*Written instruction:* In the entries below, which lines run from the one containing "Write a Python" to the one containing "drew_f = [0.0096, 0.0080, 0.00666, 0.00532, 0.00454, 0.00416]"? Copy exactly those lines, ends included, and no others.

[Records from a data source]

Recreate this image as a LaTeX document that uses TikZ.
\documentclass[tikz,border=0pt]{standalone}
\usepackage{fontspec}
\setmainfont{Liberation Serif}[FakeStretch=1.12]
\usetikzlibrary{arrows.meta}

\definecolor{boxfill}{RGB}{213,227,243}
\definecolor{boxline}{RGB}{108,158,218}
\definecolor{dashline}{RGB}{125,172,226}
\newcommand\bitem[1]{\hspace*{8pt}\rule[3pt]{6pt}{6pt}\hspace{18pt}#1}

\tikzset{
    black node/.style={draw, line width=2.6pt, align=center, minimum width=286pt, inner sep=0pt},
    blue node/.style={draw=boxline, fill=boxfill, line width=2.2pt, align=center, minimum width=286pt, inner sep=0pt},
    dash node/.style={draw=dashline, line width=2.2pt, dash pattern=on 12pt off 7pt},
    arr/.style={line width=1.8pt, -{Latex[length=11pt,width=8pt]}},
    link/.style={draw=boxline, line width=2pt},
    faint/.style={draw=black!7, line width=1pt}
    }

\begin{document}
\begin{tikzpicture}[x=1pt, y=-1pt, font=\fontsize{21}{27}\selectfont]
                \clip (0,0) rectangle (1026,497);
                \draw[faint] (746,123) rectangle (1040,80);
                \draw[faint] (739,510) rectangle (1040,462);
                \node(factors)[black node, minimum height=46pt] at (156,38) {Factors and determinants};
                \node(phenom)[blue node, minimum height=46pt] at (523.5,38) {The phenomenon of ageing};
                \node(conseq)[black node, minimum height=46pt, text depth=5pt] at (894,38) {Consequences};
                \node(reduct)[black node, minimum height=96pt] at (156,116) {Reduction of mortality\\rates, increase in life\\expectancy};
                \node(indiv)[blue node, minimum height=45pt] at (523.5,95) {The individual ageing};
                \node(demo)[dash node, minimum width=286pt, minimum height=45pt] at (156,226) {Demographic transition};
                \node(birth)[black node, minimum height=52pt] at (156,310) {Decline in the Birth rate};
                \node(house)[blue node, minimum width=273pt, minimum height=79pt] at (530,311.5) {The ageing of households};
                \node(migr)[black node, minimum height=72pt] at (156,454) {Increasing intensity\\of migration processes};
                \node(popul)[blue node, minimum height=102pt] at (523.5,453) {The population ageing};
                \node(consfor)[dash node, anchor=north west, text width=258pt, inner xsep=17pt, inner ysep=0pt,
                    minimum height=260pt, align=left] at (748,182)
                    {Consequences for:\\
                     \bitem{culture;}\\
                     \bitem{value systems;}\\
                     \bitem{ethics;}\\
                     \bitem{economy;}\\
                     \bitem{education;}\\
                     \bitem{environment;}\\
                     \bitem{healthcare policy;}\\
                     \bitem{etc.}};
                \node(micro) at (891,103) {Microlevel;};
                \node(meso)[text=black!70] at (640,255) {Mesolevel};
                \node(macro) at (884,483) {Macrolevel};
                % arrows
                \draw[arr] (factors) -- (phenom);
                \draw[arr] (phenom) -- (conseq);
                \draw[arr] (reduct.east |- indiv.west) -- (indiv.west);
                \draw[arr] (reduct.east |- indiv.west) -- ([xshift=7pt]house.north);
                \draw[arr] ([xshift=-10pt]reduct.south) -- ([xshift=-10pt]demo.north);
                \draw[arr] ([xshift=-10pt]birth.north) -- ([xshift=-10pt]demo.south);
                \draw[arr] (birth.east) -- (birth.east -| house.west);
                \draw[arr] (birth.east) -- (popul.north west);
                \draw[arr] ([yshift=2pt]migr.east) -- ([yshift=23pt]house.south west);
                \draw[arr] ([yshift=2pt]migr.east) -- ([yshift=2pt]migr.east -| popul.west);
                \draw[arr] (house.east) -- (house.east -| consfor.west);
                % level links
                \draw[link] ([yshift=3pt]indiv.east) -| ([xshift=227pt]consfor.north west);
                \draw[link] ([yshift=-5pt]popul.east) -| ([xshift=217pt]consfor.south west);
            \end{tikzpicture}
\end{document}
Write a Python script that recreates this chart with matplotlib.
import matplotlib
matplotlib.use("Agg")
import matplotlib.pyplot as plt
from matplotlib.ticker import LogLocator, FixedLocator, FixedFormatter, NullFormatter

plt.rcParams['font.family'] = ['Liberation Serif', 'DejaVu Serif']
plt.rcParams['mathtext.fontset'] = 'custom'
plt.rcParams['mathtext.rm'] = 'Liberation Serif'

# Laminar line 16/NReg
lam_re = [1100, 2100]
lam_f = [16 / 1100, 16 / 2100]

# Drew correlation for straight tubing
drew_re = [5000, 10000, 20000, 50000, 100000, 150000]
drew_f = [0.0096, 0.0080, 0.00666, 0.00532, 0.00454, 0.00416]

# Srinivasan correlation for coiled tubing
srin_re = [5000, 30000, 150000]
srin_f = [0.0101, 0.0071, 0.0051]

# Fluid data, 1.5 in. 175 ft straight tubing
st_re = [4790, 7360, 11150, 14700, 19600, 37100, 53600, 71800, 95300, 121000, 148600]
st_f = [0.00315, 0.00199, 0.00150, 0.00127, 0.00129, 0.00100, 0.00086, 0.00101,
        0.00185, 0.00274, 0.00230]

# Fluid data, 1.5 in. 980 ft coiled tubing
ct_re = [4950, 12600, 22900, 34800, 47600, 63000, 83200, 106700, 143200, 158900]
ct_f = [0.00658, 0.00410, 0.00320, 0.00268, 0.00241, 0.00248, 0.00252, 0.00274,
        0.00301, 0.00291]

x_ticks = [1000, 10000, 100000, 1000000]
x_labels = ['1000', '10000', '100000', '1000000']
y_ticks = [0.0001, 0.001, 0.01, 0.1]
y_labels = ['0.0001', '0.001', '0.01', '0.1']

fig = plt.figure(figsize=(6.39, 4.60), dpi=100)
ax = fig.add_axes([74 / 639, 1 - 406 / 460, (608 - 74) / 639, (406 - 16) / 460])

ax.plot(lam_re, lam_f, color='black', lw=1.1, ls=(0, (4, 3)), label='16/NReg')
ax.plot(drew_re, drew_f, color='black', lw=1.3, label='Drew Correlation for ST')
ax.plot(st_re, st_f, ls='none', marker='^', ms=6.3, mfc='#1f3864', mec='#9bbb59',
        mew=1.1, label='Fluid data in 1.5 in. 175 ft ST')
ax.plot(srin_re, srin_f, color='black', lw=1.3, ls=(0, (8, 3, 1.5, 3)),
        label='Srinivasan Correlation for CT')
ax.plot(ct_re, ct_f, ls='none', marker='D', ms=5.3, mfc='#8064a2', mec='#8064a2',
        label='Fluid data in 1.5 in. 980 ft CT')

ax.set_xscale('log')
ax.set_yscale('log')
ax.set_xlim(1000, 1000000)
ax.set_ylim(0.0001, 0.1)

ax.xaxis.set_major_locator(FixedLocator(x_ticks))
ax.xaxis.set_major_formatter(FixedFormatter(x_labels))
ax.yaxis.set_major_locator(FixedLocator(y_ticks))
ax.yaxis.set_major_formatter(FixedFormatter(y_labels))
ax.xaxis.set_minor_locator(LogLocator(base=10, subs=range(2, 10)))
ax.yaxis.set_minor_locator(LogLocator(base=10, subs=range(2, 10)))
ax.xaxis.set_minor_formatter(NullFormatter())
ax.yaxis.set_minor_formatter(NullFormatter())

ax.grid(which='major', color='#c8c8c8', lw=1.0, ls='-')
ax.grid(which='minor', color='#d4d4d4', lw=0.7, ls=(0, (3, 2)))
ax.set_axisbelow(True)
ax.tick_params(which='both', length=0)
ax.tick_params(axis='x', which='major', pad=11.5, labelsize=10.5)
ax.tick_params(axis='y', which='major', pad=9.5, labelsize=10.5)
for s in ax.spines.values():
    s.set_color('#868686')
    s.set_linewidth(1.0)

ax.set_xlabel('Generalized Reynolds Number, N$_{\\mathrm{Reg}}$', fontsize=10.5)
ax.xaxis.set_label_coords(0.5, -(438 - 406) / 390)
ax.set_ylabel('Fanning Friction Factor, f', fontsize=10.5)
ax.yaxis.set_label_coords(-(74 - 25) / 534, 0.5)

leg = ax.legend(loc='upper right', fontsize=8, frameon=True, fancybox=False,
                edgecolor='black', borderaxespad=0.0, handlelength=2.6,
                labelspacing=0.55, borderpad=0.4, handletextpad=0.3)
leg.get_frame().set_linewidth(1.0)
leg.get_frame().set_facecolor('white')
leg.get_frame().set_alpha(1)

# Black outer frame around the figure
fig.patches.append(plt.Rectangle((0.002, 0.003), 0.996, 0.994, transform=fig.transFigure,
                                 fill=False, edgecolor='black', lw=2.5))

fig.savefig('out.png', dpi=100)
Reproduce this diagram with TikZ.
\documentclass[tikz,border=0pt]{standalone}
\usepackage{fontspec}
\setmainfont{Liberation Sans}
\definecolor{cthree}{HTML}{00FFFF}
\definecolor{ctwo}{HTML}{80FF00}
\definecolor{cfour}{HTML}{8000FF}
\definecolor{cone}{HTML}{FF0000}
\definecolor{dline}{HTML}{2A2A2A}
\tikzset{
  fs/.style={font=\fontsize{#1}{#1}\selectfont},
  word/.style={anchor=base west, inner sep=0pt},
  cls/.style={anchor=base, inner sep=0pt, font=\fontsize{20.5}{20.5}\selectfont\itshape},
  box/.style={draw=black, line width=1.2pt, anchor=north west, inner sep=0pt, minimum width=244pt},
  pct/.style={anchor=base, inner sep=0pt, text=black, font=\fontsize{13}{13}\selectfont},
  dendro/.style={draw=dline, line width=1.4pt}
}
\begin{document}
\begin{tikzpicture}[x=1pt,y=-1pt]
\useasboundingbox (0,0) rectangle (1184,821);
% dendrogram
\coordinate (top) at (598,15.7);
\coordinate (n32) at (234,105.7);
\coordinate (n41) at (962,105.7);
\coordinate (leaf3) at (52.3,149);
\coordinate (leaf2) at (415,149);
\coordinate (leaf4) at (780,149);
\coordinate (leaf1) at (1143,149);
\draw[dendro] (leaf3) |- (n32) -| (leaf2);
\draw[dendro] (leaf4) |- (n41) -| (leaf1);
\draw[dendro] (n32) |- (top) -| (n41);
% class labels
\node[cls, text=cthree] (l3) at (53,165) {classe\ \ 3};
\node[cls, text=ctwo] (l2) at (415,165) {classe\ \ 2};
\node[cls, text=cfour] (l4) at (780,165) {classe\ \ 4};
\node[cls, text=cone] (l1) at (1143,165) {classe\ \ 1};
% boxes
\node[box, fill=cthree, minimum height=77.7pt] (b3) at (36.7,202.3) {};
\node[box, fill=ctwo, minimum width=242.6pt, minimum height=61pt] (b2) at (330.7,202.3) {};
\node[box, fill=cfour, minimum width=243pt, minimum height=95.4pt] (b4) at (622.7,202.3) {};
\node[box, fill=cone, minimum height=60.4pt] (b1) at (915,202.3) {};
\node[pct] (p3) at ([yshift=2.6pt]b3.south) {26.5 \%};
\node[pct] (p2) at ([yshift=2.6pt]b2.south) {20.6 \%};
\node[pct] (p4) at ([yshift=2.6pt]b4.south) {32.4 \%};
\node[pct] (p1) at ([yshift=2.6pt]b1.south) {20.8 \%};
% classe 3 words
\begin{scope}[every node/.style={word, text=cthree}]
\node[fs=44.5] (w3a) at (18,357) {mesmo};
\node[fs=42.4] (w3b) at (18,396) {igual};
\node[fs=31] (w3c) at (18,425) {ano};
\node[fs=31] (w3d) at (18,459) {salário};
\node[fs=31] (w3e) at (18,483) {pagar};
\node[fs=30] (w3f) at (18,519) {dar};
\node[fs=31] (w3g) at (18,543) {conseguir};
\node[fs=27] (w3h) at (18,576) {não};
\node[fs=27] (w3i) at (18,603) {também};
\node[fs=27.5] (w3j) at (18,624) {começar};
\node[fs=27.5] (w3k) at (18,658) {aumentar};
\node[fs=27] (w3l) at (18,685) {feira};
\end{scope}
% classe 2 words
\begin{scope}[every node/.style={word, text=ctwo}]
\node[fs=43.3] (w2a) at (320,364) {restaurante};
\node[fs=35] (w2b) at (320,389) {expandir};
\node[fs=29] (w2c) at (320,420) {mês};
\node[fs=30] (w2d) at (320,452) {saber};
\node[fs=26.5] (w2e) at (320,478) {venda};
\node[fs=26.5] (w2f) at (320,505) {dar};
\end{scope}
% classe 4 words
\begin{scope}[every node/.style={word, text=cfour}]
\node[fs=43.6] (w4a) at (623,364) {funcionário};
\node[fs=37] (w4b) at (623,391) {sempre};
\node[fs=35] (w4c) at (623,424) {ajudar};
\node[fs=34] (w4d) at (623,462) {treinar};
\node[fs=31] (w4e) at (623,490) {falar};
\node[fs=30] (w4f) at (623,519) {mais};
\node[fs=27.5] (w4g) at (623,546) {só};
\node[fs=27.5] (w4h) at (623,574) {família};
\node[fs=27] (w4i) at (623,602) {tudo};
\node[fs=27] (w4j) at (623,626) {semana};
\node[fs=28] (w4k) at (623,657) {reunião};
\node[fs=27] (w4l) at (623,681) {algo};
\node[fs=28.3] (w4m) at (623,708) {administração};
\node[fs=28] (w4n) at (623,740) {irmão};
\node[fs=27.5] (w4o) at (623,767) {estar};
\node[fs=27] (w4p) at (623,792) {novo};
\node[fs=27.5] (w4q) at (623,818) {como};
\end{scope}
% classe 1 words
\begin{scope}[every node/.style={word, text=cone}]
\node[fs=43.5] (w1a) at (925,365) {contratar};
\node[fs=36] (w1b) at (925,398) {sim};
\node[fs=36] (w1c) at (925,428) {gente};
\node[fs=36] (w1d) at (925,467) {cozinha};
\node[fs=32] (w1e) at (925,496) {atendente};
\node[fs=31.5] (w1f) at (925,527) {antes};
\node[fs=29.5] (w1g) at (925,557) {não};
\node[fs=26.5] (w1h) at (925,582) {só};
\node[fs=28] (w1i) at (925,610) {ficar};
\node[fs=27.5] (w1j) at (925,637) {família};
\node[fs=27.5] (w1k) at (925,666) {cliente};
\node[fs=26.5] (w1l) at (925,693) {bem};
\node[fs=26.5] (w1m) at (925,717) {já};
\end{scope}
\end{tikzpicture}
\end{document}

*Answer:*
Write a Python script that recreates this chart with matplotlib.
import matplotlib
matplotlib.use("Agg")
import matplotlib.pyplot as plt
from matplotlib.ticker import LogLocator, FixedLocator, FixedFormatter, NullFormatter

plt.rcParams['font.family'] = ['Liberation Serif', 'DejaVu Serif']
plt.rcParams['mathtext.fontset'] = 'custom'
plt.rcParams['mathtext.rm'] = 'Liberation Serif'

# Laminar line 16/NReg
lam_re = [1100, 2100]
lam_f = [16 / 1100, 16 / 2100]

# Drew correlation for straight tubing
drew_re = [5000, 10000, 20000, 50000, 100000, 150000]
drew_f = [0.0096, 0.0080, 0.00666, 0.00532, 0.00454, 0.00416]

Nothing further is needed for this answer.